Main Street Russellville was one of several programs in Kentucky that the National Main Street Center (NMSC) has announced have achieved national accreditation.
KYMS is administered by the Kentucky Heritage Council/State Historic Preservation Office (KHC), and the center is a division of the National Trust for Historic Preservation.
The other accredited programs are Bellevue Main Street, Carrollton Main Street, Covington Downtown Renaissance, Heart of Danville, Downtown Frankfort Inc., Georgetown Main Street, Guthrie Main Street, Harrodsburg First, Downtown Henderson Partnership, Discover Downtown LaGrange, London Downtown, Maysville Downtown, Discover Downtown Middlesboro Inc., Murray Main Street, New Castle Main Street, Perryville Main Street, Pikeville Main Street, Heart of Scottsville, Shelbyville Development Corporation, Springfield Main Street and Williamsburg Main Street.
Of these, Russellville, LaGrange, Middlesboro, New Castle, Perryville, Pikeville, Scottsville and Williamsburg achieved national accreditation for the first time.
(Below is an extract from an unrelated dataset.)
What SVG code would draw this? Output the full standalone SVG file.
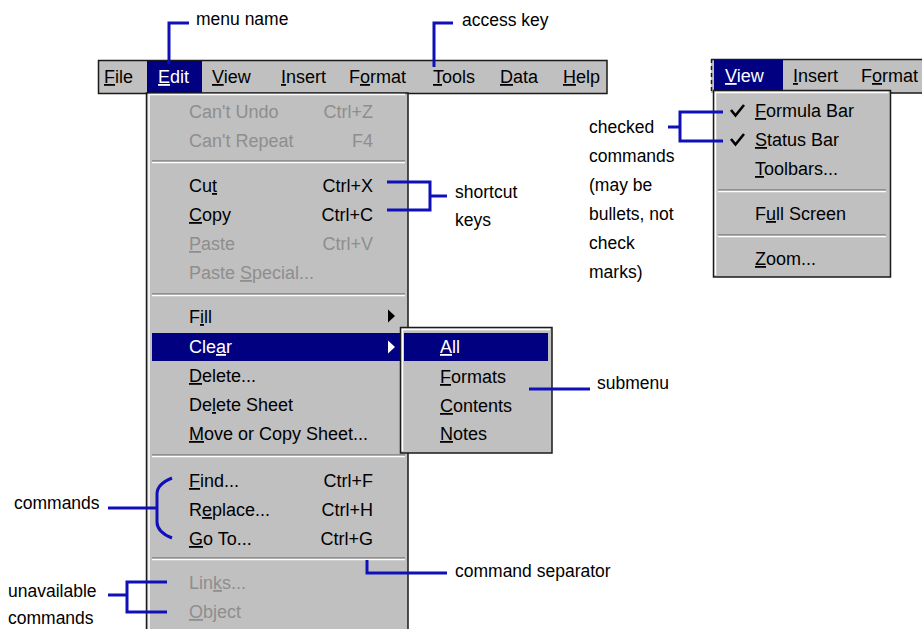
<svg xmlns="http://www.w3.org/2000/svg" width="922" height="629" viewBox="0 0 922 629">
  <style>
    .t { font-family: "Liberation Sans", Arial, sans-serif; font-size: 18px; fill: #000; }
    .dis { fill: #8e8e8e; }
    .hi { fill: #fff; }
    .end { text-anchor: end; }
    .lbl { font-family: "Liberation Sans", Arial, sans-serif; font-size: 17.5px; fill: #000; }
    .u { text-decoration: underline; }
    .panel { fill: #c0c0c0; stroke: #1a1a1a; stroke-width: 1.5; }
    .sel { fill: #000080; }
    .sepd { stroke: #808080; stroke-width: 1.5; }
    .sepl { stroke: #ffffff; stroke-width: 1.5; }
    .lite { stroke: #ffffff; stroke-width: 1.5; fill: none; }
    .call { stroke: #1010b8; stroke-width: 3; fill: none; }
  </style>

  <rect width="922" height="629" fill="#ffffff"/>

  <!-- main menu bar -->
  <g id="menubar">
    <rect class="panel" x="98.5" y="60.5" width="508.5" height="33"/>
    <rect class="sel" x="147" y="61" width="55" height="32"/>
    <text class="t" x="104" y="83"><tspan class="u">F</tspan>ile</text>
    <text class="t hi" x="158" y="83"><tspan class="u">E</tspan>dit</text>
    <text class="t" x="212" y="83"><tspan class="u">V</tspan>iew</text>
    <text class="t" x="281" y="83"><tspan class="u">I</tspan>nsert</text>
    <text class="t" x="349" y="83">F<tspan class="u">o</tspan>rmat</text>
    <text class="t" x="433" y="83"><tspan class="u">T</tspan>ools</text>
    <text class="t" x="500" y="83"><tspan class="u">D</tspan>ata</text>
    <text class="t" x="563" y="83"><tspan class="u">H</tspan>elp</text>
  </g>

  <!-- Edit drop-down -->
  <g id="edit-menu">
    <rect class="panel" x="146.5" y="93" width="261.5" height="560"/>
    <path class="lite" d="M149,640 V94.5 H405"/>
    <text class="t dis" x="189" y="118">Can't Undo</text>
    <text class="t dis end" x="373" y="118">Ctrl+Z</text>
    <text class="t dis" x="189" y="147">Can't Repeat</text>
    <text class="t dis end" x="373" y="147">F4</text>
    <line class="sepd" x1="152" y1="161" x2="405" y2="161"/>
    <line class="sepl" x1="152" y1="162.5" x2="405" y2="162.5"/>
    <text class="t" x="189" y="192">Cu<tspan class="u">t</tspan></text>
    <text class="t end" x="373" y="192">Ctrl+X</text>
    <text class="t" x="189" y="221"><tspan class="u">C</tspan>opy</text>
    <text class="t end" x="373" y="221">Ctrl+C</text>
    <text class="t dis" x="189" y="250"><tspan class="u">P</tspan>aste</text>
    <text class="t dis end" x="373" y="250">Ctrl+V</text>
    <text class="t dis" x="189" y="279">Paste <tspan class="u">S</tspan>pecial...</text>
    <line class="sepd" x1="152" y1="294" x2="405" y2="294"/>
    <line class="sepl" x1="152" y1="295.5" x2="405" y2="295.5"/>
    <text class="t" x="189" y="323">F<tspan class="u">i</tspan>ll</text>
    <path d="M388,309.5 L395,316 L388,322.5 Z" fill="#000"/>
    <rect class="sel" x="152" y="333" width="252" height="28"/>
    <text class="t hi" x="189" y="353">Cle<tspan class="u">a</tspan>r</text>
    <path d="M388,340.5 L395,347 L388,353.5 Z" fill="#fff"/>
    <text class="t" x="189" y="382"><tspan class="u">D</tspan>elete...</text>
    <text class="t" x="189" y="411">De<tspan class="u">l</tspan>ete Sheet</text>
    <text class="t" x="189" y="440"><tspan class="u">M</tspan>ove or Copy Sheet...</text>
    <line class="sepd" x1="152" y1="455" x2="405" y2="455"/>
    <line class="sepl" x1="152" y1="456.5" x2="405" y2="456.5"/>
    <text class="t" x="189" y="487"><tspan class="u">F</tspan>ind...</text>
    <text class="t end" x="373" y="487">Ctrl+F</text>
    <text class="t" x="189" y="516">R<tspan class="u">e</tspan>place...</text>
    <text class="t end" x="373" y="516">Ctrl+H</text>
    <text class="t" x="189" y="545"><tspan class="u">G</tspan>o To...</text>
    <text class="t end" x="373" y="545">Ctrl+G</text>
    <line class="sepd" x1="152" y1="558" x2="405" y2="558"/>
    <line class="sepl" x1="152" y1="559.5" x2="405" y2="559.5"/>
    <text class="t dis" x="189" y="589">Lin<tspan class="u">k</tspan>s...</text>
    <text class="t dis" x="189" y="618"><tspan class="u">O</tspan>bject</text>
  </g>

  <!-- Clear submenu -->
  <g id="clear-submenu">
    <rect class="panel" x="400.5" y="327.5" width="151.5" height="125.5"/>
    <path class="lite" d="M402.5,451 V329.5 H550"/>
    <rect class="sel" x="404" y="333" width="144" height="28"/>
    <text class="t hi" x="440" y="353"><tspan class="u">A</tspan>ll</text>
    <text class="t" x="440" y="383"><tspan class="u">F</tspan>ormats</text>
    <text class="t" x="440" y="412"><tspan class="u">C</tspan>ontents</text>
    <text class="t" x="440" y="440"><tspan class="u">N</tspan>otes</text>
  </g>

  <!-- View menu bar (partial) -->
  <g id="view-bar">
    <rect x="711" y="59" width="211" height="34" fill="#c0c0c0"/>
    <line x1="711" y1="59.5" x2="922" y2="59.5" stroke="#1a1a1a" stroke-width="1.5"/>
    <line x1="891" y1="93" x2="922" y2="93" stroke="#1a1a1a" stroke-width="1.5"/>
    <line x1="711.5" y1="59" x2="711.5" y2="93" stroke="#1a1a1a" stroke-width="1.5" stroke-dasharray="4 3"/>
    <rect class="sel" x="714" y="60" width="69" height="30"/>
    <text class="t hi" x="725" y="82"><tspan class="u">V</tspan>iew</text>
    <text class="t" x="793" y="82"><tspan class="u">I</tspan>nsert</text>
    <text class="t" x="861" y="82">F<tspan class="u">o</tspan>rmat</text>
  </g>

  <!-- View drop-down -->
  <g id="view-menu">
    <rect class="panel" x="713.5" y="90.5" width="177" height="186.5"/>
    <path class="lite" d="M715.5,275 V92.5 H888.5"/>
    <path d="M731,110 L735.5,115.5 L744,105" stroke="#000" stroke-width="2.6" fill="none"/>
    <text class="t" x="755" y="117"><tspan class="u">F</tspan>ormula Bar</text>
    <path d="M731,139 L735.5,144.5 L744,134" stroke="#000" stroke-width="2.6" fill="none"/>
    <text class="t" x="755" y="146"><tspan class="u">S</tspan>tatus Bar</text>
    <text class="t" x="755" y="175"><tspan class="u">T</tspan>oolbars...</text>
    <line class="sepd" x1="718" y1="190" x2="886" y2="190"/>
    <line class="sepl" x1="718" y1="191.5" x2="886" y2="191.5"/>
    <text class="t" x="755" y="220">F<tspan class="u">u</tspan>ll Screen</text>
    <line class="sepd" x1="718" y1="235" x2="886" y2="235"/>
    <line class="sepl" x1="718" y1="236.5" x2="886" y2="236.5"/>
    <text class="t" x="755" y="265"><tspan class="u">Z</tspan>oom...</text>
  </g>

  <!-- callout connectors -->
  <g id="connectors">
    <path class="call" d="M169,64 V23 H189"/>
    <path class="call" d="M434,67 V23 H453"/>
    <path class="call" d="M387,182 H430 V210 H387 M430,196 H447"/>
    <path class="call" d="M723,112 H680 V141 H723 M668,127 H680"/>
    <path class="call" d="M529,389 H590"/>
    <path class="call" d="M172,478 Q157,484 157,494 V522 Q157,532 172,538 M108,508 H157"/>
    <path class="call" d="M108,595 H127 M167,582 H127 V612 H167"/>
    <path class="call" d="M367,560 V573 H447"/>
  </g>

  <!-- callout labels -->
  <g id="labels">
    <text class="lbl" x="196" y="25">menu name</text>
    <text class="lbl" x="462" y="26">access key</text>
    <text class="lbl" x="455" y="198">shortcut</text>
    <text class="lbl" x="455" y="226">keys</text>
    <text class="lbl" x="589" y="133">checked</text>
    <text class="lbl" x="589" y="162">commands</text>
    <text class="lbl" x="589" y="191">(may be</text>
    <text class="lbl" x="589" y="220">bullets, not</text>
    <text class="lbl" x="589" y="249">check</text>
    <text class="lbl" x="589" y="278">marks)</text>
    <text class="lbl" x="597" y="389">submenu</text>
    <text class="lbl" x="14" y="509">commands</text>
    <text class="lbl" x="8" y="597">unavailable</text>
    <text class="lbl" x="8" y="624">commands</text>
  </g>
  <g id="separator-label">
    <text class="lbl" x="455" y="577">command separator</text>
  </g>
</svg>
Additionally, Kentucky Main Street serves 23 affiliate Main Street programs and three network communities.
Created in 1979, KYMS is the oldest statewide Main Street revitalization program in the nation, based on NMSC’s Four-Point Approach emphasizing organization, promotion, design, and economic restructuring. The goal is to encourage downtown revitalization and economic development within the context of historic preservation. Participation requires local commitment and financial support, with a Main Street manager to administer the program through a volunteer board. KHC provides technical and design assistance, on-site visits, a resource center, national consultants and grant funding.
The national accreditation process evaluates and recognizes local Main Street programs according to 10 performance standards. These include broad-based community support for the commercial district revitalization process from both public and private sectors, a relevant mission statement and comprehensive work plan, paid professional program manager, adequate operating budget and commitment to reporting key statistics.
“This increase is a testament of the commitment these communities have to the Main Street approach, and demonstrates its value,” said Kitty Dougoud, KYMS program administrator. “These local directors and their boards are working really hard to make sure their communities understand how all the components of this comprehensive approach work in tandem to make their downtowns more viable and vibrant.”
At the National Main Streets Conference in Detroit May 18-20, Discover Downtown Middlesboro was also singled out – along with Rawlins, Wyoming – as “Ones to Watch,” cited as “exceptional communities working on very innovative projects, and… poised on the cusp of major transformation.”
According to NSMC, “Discover Downtown Middlesboro has been at the forefront of downtown revitalization since it was founded in 2006, making impressive efforts to recruit public and private support. In 2013, the group secured $136,000 in grants and recorded its highest level of private giving ever. Even more impressive, more than $1.2 million in grants is pending for 2014, and Middlesboro plans to create 1,000 jobs in the next five years.”
A featured speaker at the national conference, noted preservation economist Donovan Rypkema, cited the Main Street revitalization program as “the most cost-effective economic development program in the nation.”
The Kentucky Main Street Program bears this out, with proven success in reversing the economic decline of many downtown commercial districts. Through the Main Street program over three decades, Kentucky can document investment of more than $3.7 billion, leveraged through private and public sources.
In 2013 alone, Kentucky communities reported nearly $122 million total investment, representing, cumulatively, $48.6 million in public investment from all sources, matched by nearly $28.4 million in private investment, as well as 531 net jobs added in Main Street districts and 364 downtown buildings rehabilitated.